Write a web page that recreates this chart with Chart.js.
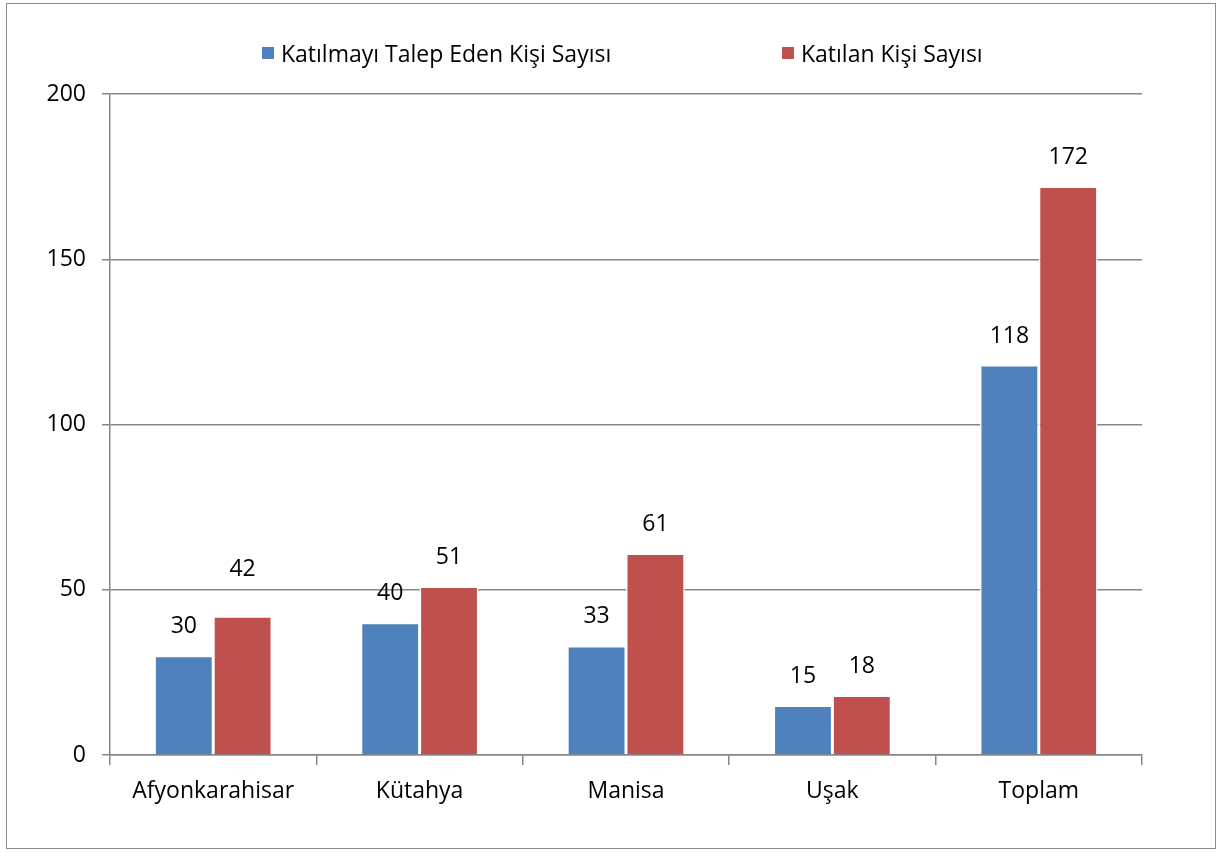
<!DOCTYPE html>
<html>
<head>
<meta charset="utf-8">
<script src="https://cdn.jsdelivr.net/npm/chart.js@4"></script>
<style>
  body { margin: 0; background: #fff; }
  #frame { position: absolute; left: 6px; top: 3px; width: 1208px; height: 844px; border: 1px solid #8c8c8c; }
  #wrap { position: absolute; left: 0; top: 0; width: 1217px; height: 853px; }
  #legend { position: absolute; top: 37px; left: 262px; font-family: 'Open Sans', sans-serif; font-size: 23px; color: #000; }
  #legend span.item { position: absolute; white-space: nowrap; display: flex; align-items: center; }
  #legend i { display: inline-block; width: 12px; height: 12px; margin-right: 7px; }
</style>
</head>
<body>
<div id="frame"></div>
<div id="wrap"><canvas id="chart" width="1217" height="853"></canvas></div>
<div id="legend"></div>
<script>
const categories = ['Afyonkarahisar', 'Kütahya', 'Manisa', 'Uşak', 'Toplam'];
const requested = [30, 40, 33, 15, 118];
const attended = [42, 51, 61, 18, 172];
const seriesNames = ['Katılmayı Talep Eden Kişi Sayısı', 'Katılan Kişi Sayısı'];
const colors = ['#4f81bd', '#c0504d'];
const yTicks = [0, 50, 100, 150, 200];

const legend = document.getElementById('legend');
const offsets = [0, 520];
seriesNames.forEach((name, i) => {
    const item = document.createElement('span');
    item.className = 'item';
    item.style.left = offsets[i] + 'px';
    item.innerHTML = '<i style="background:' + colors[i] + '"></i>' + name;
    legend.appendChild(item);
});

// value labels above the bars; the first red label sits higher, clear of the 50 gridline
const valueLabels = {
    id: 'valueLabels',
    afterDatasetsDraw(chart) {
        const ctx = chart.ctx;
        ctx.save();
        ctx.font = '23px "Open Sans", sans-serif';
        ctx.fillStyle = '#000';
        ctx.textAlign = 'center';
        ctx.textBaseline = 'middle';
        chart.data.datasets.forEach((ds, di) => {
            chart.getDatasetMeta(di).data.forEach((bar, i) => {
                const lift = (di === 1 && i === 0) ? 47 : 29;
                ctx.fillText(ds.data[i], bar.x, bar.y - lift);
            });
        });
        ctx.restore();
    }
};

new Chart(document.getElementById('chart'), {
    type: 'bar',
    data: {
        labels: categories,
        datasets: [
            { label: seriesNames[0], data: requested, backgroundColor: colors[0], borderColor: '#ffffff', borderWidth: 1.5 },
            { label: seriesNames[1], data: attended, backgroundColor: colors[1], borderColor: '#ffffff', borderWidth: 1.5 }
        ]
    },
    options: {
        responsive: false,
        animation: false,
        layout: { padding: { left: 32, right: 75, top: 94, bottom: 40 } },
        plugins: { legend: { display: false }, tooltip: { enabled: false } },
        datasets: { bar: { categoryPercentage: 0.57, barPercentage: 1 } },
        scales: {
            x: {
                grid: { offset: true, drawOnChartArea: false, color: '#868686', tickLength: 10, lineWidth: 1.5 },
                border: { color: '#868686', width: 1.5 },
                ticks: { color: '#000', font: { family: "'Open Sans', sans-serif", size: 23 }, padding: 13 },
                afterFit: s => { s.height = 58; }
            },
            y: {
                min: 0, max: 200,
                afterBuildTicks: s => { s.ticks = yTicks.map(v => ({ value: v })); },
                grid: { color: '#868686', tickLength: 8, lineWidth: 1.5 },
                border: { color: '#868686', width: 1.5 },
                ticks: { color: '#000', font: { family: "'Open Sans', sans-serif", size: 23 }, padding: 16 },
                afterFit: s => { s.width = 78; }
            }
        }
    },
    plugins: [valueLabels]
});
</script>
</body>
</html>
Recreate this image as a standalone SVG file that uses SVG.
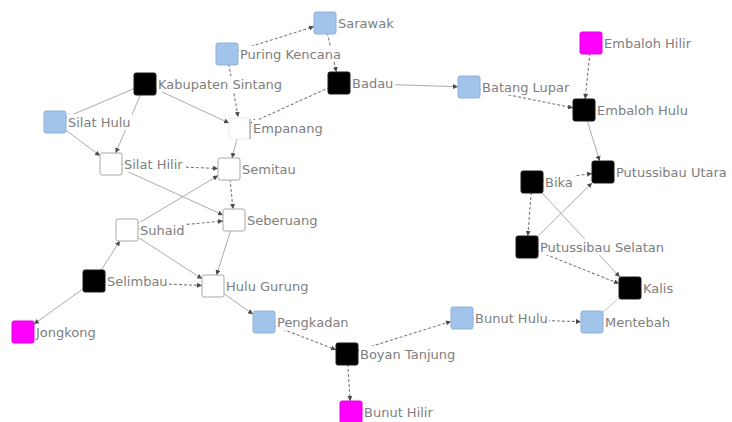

DIRECTIONS: Pull out each line of the records holding the string "that".

WRITTEN RESPONSE:
Write a web page that recreates this chart with Chart.js.
Recreate this image as a standalone SVG file that uses SVG.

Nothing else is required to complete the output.